Der BGH hat in dem Hin­weis­be­schluss die An­sicht ver­tre­ten, dass der nach § 439 Abs. 1 Alt. 2 BGB vor­ge­se­hene An­spruch ei­nes Käufers ei­ner man­gel­haf­ten Sa­che auf Be­schaf­fung ei­ner gleich­wer­ti­gen Sa­che auch die Nach­lie­fe­rung ei­nes fa­brik­neuen, ty­pen­glei­chen Er­satz­fahr­zeu­ges aus der ak­tu­el­len Se­ri­en­pro­duk­tion um­fas­sen kann, so­fern das bei Ver­trags­schluss maßgeb­li­che Mo­dell nicht mehr pro­du­ziert wird. Das OLG schließt sich die­ser Auf­fas­sung an.

Der zwi­schen den Par­teien ab­ge­schlos­sene Kauf­ver­trag ist in al­len drei Fällen so aus­zu­le­gen, dass das je­weils ge­kaufte Fahr­zeug durch das ak­tu­ell pro­du­zierte Nach­fol­ge­mo­dell aus­tausch­bar ist. Das je­wei­lige Mo­dell ist zwar verändert, aber durch ein ver­gleich­ba­res Mo­dell er­setzt wor­den.

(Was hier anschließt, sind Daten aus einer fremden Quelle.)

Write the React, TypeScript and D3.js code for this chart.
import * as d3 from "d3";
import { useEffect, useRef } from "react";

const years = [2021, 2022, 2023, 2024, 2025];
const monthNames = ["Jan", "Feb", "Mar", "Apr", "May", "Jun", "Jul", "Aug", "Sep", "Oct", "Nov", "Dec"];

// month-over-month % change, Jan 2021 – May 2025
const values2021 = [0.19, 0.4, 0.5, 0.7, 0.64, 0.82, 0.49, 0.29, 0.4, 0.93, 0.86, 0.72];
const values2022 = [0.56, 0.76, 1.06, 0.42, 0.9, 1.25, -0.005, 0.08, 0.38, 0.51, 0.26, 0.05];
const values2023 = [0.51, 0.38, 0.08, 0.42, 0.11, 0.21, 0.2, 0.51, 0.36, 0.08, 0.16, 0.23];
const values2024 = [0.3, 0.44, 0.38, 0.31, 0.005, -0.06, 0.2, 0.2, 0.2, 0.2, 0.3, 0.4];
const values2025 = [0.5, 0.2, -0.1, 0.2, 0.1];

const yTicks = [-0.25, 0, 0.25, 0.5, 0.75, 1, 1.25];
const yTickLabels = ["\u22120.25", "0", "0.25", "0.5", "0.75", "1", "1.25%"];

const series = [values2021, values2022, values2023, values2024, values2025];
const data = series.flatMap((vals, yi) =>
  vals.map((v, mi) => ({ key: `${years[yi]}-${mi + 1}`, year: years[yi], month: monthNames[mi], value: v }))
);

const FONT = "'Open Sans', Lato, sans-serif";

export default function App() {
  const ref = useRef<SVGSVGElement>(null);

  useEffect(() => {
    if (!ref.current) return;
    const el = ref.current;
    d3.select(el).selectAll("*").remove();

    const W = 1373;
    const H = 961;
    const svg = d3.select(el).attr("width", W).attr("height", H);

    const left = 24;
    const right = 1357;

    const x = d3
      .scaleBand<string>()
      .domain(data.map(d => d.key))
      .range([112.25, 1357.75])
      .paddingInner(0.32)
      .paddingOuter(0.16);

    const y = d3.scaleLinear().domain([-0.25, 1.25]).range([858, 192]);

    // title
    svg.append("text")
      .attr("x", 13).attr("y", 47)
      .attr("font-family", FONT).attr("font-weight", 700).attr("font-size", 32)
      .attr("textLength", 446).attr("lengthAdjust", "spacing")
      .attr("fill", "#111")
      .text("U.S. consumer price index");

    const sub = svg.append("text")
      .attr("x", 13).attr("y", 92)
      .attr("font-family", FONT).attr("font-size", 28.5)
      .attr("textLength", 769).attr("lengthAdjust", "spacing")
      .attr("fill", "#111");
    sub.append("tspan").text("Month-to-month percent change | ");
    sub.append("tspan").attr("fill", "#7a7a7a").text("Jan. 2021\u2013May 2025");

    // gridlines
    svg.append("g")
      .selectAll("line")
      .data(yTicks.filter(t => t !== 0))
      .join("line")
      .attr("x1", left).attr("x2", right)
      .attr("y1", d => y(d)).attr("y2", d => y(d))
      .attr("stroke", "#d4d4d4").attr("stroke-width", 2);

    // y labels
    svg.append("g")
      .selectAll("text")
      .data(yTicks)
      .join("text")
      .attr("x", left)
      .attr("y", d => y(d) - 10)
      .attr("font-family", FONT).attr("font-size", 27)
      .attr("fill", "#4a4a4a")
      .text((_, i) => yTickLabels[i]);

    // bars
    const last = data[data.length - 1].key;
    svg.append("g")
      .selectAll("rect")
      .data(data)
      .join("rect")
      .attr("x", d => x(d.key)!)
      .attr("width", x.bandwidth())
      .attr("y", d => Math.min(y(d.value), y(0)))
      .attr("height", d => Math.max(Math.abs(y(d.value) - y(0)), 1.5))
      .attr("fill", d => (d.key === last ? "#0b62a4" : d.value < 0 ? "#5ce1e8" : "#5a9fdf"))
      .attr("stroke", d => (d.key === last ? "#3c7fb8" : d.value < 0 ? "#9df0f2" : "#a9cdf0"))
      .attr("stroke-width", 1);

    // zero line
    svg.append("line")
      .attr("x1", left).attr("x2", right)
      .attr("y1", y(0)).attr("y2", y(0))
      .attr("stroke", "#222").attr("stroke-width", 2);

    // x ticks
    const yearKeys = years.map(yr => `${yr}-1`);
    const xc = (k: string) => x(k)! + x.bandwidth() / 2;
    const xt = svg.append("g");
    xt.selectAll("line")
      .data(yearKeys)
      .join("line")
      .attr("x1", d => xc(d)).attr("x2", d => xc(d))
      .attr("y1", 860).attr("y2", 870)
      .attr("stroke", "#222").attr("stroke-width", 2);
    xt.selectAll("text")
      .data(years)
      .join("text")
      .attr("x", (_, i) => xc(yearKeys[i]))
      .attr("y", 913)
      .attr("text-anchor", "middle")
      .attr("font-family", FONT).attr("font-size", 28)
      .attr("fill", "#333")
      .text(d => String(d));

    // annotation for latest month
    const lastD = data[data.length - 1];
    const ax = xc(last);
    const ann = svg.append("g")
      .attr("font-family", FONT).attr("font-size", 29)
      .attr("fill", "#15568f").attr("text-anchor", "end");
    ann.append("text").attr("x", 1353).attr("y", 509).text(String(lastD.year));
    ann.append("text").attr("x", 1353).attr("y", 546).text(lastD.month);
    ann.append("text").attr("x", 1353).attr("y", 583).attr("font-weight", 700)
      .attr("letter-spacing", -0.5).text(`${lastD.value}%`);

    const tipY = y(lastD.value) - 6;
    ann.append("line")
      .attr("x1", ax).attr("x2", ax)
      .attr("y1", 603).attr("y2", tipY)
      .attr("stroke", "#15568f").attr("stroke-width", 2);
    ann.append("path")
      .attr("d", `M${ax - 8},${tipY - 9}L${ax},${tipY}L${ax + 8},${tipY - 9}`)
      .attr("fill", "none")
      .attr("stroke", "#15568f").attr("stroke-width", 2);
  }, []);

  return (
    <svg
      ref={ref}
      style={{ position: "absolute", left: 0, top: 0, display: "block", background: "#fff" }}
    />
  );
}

Die Er­satz­lie­fe­rung ei­nes Neu­fahr­zeu­ges ist in den ent­schie­de­nen Fällen auch nicht "nur mit un­verhält­nismäßigen Kos­ten" möglich. Die Au­tohäuser können die Kläger nicht auf die Be­sei­ti­gung des Man­gels durch das Auf­spie­len ei­nes zwi­schen­zeit­lich ent­wi­ckel­ten Soft­ware-Up­dates ver­wei­sen. Maßgeb­lich für die Be­ur­tei­lung der Un­verhält­nismäßig­keit der Er­satz­lie­fe­rung ist der Zeit­punkt des Nach­erfüllungs­ver­lan­gens bzw. des Ab­laufs der ge­setz­ten Nach­erfüllungs­frist. Zu die­sem Zeit­punkt war den be­klag­ten Au­tohäusern eine Nach­bes­se­rung durch Soft­ware-Up­date noch nicht möglich, da das Soft­ware-Up­date den Au­tohäusern noch nicht zur Verfügung stand.

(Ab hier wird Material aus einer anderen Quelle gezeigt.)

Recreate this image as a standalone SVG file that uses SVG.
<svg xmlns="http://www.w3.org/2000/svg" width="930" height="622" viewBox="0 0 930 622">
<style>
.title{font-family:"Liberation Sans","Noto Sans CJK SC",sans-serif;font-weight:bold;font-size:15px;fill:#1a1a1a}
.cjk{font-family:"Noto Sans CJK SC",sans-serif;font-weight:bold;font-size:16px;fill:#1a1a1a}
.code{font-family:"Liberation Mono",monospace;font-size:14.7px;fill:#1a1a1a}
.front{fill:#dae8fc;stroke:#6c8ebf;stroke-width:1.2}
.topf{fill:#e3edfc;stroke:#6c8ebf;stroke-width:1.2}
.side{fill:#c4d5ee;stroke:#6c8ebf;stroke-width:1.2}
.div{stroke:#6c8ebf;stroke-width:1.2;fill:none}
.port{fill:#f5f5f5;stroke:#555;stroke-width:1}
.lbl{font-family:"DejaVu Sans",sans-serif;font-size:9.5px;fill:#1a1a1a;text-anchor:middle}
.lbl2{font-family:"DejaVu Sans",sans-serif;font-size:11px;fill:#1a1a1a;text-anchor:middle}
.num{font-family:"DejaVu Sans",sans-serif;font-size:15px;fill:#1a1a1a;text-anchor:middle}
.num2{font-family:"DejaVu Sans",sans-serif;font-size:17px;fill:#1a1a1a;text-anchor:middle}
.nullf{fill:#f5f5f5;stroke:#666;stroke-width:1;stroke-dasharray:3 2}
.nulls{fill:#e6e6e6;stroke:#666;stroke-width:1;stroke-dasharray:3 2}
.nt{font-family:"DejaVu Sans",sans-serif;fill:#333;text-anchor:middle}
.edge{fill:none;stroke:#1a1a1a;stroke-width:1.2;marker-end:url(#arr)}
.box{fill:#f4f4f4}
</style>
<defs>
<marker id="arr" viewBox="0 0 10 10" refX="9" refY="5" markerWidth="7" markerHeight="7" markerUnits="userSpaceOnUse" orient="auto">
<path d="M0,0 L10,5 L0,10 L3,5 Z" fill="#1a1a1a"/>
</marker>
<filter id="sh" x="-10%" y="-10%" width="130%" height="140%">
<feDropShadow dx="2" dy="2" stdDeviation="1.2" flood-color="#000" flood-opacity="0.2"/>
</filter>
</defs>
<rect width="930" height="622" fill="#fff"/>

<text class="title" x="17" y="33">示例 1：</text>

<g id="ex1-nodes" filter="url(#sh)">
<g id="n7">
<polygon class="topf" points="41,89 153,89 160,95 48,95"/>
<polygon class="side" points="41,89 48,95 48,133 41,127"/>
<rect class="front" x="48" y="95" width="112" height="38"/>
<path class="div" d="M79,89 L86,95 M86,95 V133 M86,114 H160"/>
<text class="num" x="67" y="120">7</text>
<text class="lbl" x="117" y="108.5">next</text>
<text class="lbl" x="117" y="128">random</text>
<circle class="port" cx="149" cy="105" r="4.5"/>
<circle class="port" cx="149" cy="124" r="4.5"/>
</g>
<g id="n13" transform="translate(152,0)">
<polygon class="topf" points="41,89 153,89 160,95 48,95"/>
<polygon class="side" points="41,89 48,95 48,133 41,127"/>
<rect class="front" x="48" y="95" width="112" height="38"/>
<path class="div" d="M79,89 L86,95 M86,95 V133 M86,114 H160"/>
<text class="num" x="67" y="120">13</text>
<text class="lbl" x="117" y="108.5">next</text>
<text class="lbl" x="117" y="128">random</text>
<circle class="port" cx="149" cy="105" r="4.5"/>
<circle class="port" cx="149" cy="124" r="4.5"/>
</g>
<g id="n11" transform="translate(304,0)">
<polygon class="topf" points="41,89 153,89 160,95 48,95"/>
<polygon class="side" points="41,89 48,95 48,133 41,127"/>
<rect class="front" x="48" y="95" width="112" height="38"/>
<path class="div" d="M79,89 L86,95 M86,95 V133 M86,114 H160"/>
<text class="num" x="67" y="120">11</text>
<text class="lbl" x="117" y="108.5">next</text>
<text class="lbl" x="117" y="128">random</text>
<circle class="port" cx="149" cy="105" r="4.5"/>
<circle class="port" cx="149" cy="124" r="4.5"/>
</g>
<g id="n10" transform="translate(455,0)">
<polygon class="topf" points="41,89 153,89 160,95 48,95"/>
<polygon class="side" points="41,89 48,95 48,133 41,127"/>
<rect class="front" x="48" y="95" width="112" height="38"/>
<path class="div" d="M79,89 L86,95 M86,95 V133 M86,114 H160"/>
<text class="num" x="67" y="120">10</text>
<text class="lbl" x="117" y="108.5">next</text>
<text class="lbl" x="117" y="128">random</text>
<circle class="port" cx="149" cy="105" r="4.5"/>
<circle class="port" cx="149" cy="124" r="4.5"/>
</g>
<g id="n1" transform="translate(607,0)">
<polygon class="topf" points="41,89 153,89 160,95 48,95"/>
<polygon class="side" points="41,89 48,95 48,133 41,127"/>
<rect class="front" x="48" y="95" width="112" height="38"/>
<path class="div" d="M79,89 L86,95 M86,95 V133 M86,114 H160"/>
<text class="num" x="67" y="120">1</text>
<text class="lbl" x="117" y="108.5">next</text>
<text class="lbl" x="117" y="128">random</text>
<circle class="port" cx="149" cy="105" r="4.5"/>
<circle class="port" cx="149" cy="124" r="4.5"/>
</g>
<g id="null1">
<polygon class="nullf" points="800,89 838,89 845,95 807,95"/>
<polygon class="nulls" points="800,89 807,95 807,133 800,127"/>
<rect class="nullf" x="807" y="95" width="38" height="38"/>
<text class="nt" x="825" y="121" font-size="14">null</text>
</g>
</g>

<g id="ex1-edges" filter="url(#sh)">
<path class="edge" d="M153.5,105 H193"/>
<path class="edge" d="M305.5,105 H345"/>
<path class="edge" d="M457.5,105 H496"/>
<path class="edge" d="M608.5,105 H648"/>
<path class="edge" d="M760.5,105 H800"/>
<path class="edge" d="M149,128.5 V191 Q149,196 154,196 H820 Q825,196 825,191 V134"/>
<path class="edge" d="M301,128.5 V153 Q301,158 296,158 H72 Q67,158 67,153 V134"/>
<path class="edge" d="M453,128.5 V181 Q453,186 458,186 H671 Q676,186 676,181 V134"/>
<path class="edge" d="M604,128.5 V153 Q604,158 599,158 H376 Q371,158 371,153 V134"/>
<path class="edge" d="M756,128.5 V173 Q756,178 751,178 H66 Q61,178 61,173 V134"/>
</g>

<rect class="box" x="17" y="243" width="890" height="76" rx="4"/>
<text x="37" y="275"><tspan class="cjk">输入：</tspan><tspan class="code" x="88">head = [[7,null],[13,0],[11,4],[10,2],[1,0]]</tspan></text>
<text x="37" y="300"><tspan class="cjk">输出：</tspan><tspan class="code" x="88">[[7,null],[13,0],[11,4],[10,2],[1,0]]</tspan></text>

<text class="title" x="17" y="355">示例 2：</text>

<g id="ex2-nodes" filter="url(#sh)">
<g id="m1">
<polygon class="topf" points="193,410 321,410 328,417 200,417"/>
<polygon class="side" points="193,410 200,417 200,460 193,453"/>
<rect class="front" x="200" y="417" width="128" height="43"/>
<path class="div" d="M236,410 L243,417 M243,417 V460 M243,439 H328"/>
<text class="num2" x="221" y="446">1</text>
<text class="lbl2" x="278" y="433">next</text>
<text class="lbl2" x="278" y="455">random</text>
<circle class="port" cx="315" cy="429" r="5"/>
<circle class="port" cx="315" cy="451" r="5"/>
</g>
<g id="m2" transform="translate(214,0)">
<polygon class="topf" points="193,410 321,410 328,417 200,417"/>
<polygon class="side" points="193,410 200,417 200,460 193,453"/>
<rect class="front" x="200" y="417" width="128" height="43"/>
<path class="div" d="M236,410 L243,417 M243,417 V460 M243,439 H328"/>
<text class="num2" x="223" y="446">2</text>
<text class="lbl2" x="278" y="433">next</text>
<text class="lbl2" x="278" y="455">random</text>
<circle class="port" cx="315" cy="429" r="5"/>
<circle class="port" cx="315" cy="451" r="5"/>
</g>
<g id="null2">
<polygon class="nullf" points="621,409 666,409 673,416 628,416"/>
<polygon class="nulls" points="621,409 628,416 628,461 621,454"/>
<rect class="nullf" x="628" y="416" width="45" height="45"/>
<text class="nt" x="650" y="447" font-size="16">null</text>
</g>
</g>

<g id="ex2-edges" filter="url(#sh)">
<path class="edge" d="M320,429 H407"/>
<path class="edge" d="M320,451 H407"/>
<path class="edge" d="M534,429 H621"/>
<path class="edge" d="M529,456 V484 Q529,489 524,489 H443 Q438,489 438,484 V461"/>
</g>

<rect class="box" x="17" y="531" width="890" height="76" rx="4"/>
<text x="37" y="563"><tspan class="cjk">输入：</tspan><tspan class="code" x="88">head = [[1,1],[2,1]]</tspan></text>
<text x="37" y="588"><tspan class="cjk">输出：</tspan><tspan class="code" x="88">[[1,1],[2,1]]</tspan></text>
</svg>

Un­abhängig da­von er­gibt eine um­fas­sende In­ter­es­sen­abwägung und Würdi­gung al­ler maßge­ben­den Umstände der ent­schie­de­nen Ein­zelfälle, dass in die­sen Fällen die von den Käufern be­an­spruchte Er­satz­lie­fe­rung keine un­verhält­nismäßigen Kos­ten ver­ur­sacht. Die Käufer sind im Übri­gen für die mit dem man­gel­haf­ten Fahr­zeug zurück­ge­leg­ten Ki­lo­me­ter nicht zur Zah­lung von Nut­zungs­er­satz ver­pflich­tet.